Each House is empowered by the Constitution to make rules governing the modes of its own procedure. The rules permitting, I know of nothing except convenience, common sense, and the danger of log-rolling combinations, which forbids putting all the appropriations into one bill, and in the same bill, all the revenue laws, a provision admitting a State into the Union, another paying a pension to a widow, another changing the name of a steamboat. The votes and the executive approval which would make one of these provisions a law, would make them all a law. The proceeding would be outlandish, but it would not violate the Constitution.

A Senator might vote against such a huddle of incongruities, although separately he would approve each one of them. If, however, they passed both Houses in a bunch, and the Executive found no objection to any feature of the bill on its merits, and the only criticism should be that it would have been better legislative practice to divide it into separate enactments, it is not easy to see on what ground a veto could stand.

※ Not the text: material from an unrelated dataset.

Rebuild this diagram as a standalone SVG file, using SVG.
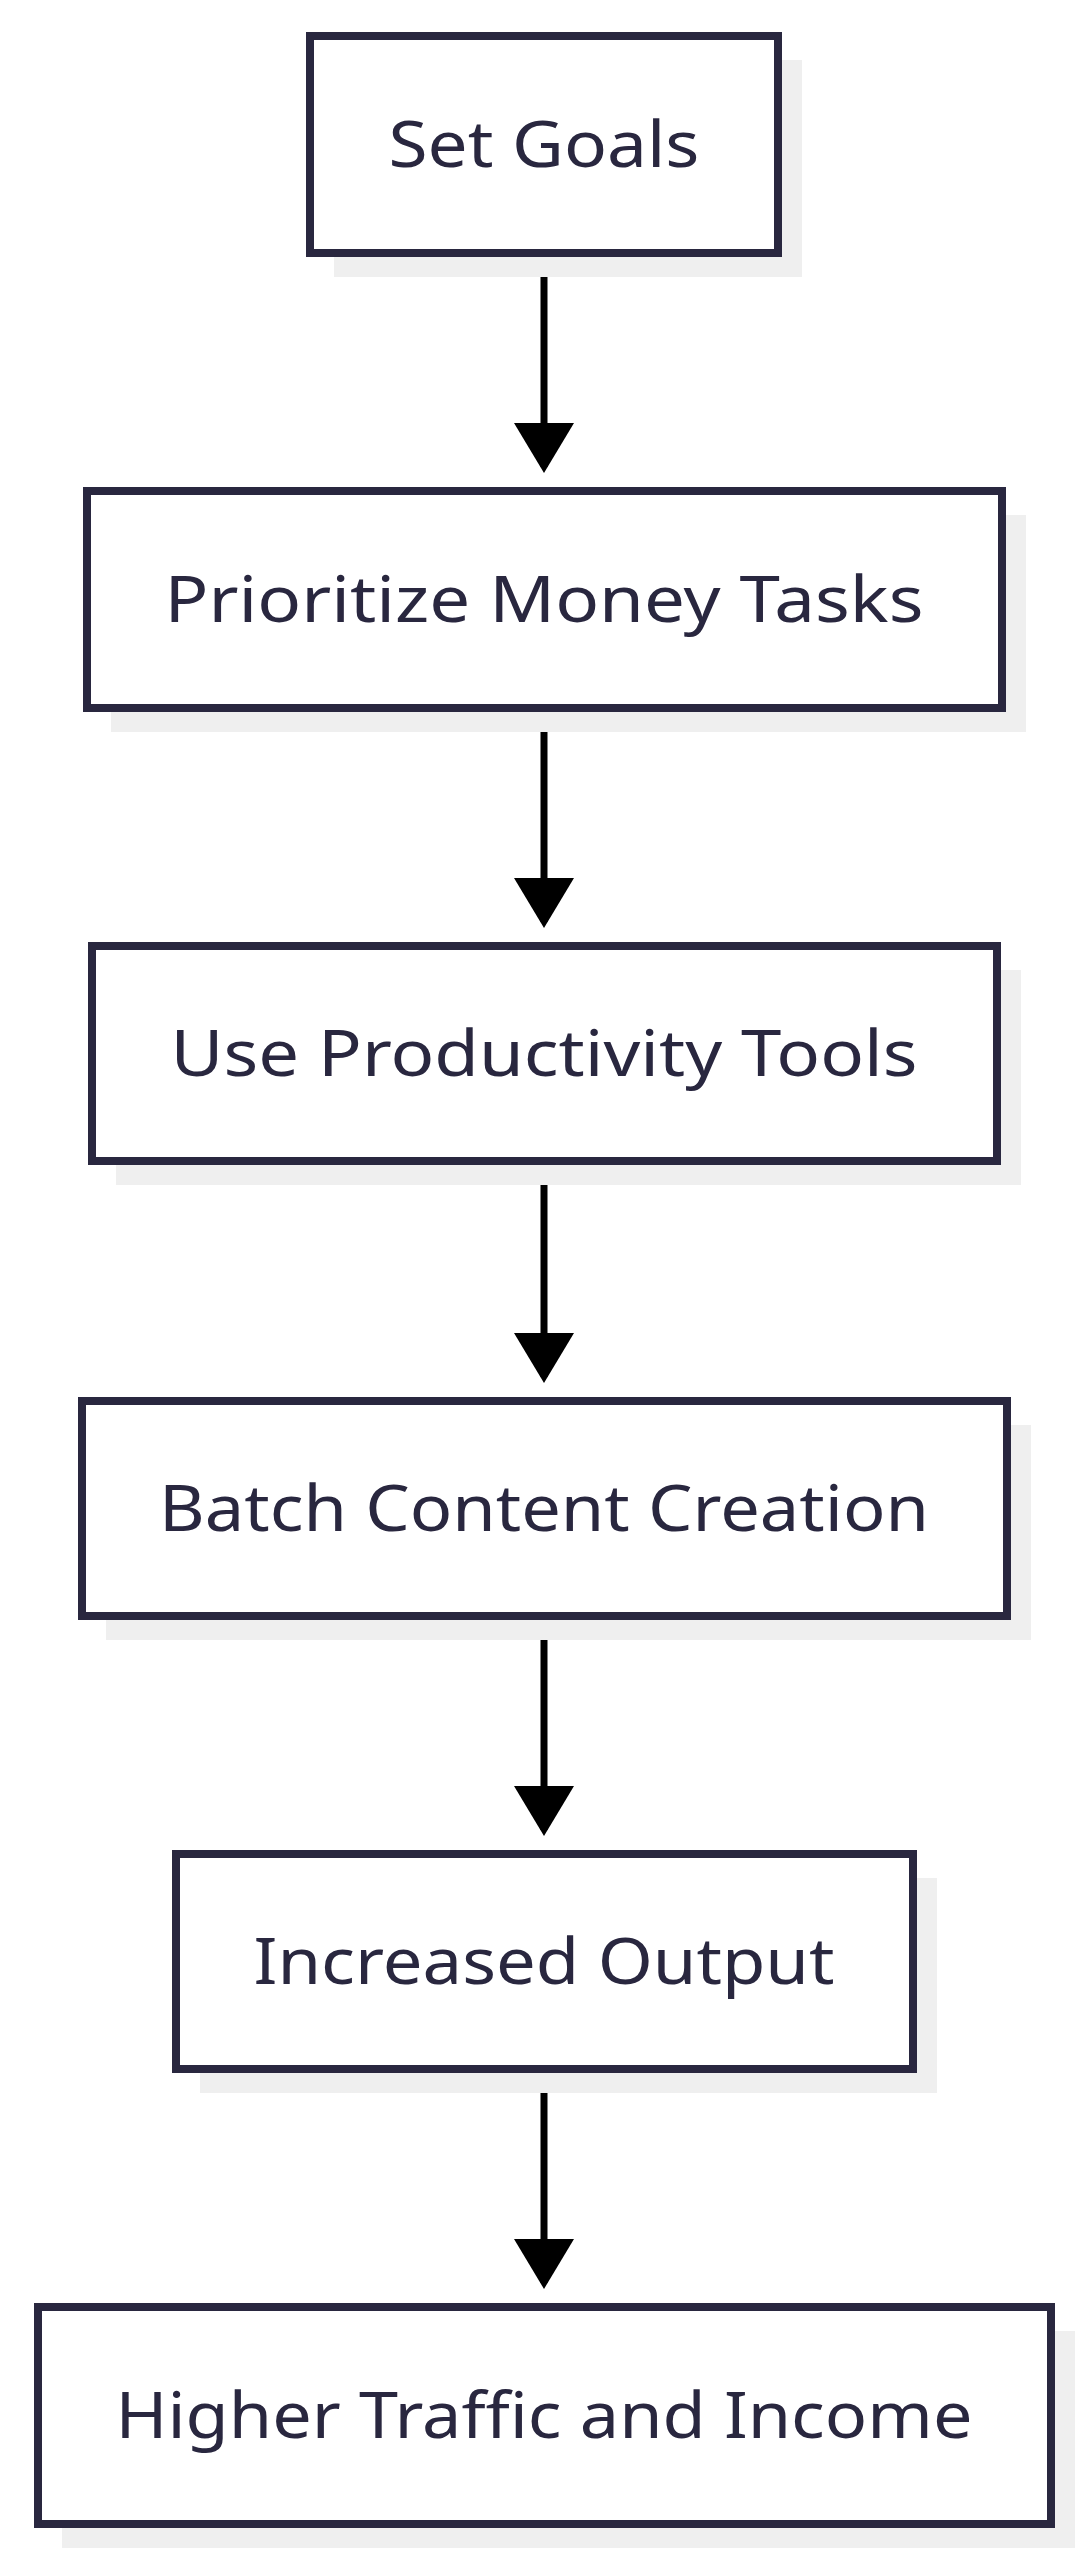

The assault which has been made on the executive branch of the Government and on the Constitution itself, would not be less flagrant if separate bills had been resorted to as the weapons of attack. Suppose in a separate bill, the majority had, in advance of the appropriations, repealed the national-bank act and the resumption act, and had declared that unless the Executive surrendered his convictions and yielded up his approval of the repealing act, no appropriations should be made; would the separation of the bills have palliated or condoned the revolutionary purpose? In the absence of an avowal that appropriations were to be finally withheld, or that appropriations were to be made to hinge upon the approval or veto of something else, a resort to separate bills might have cloaked and secreted for a time the real meaning of the transaction. In that respect it would have been wise and artful to resort to separate bills on this occasion; and I speak, I think, in the hearing of at least one democratic Senator who did not overlook in advance the suggestion now made. But when it was declared, or intended, that unless another species of legislation is agreed to, the money of the people, paid for that purpose, shall not be used to maintain their Government and to enforce the laws—when it is designed that the Government shall be thrown into confusion and shall stop unless private charity or public succor comes to its relief, the threat is revolutionary, and its execution is treasonable.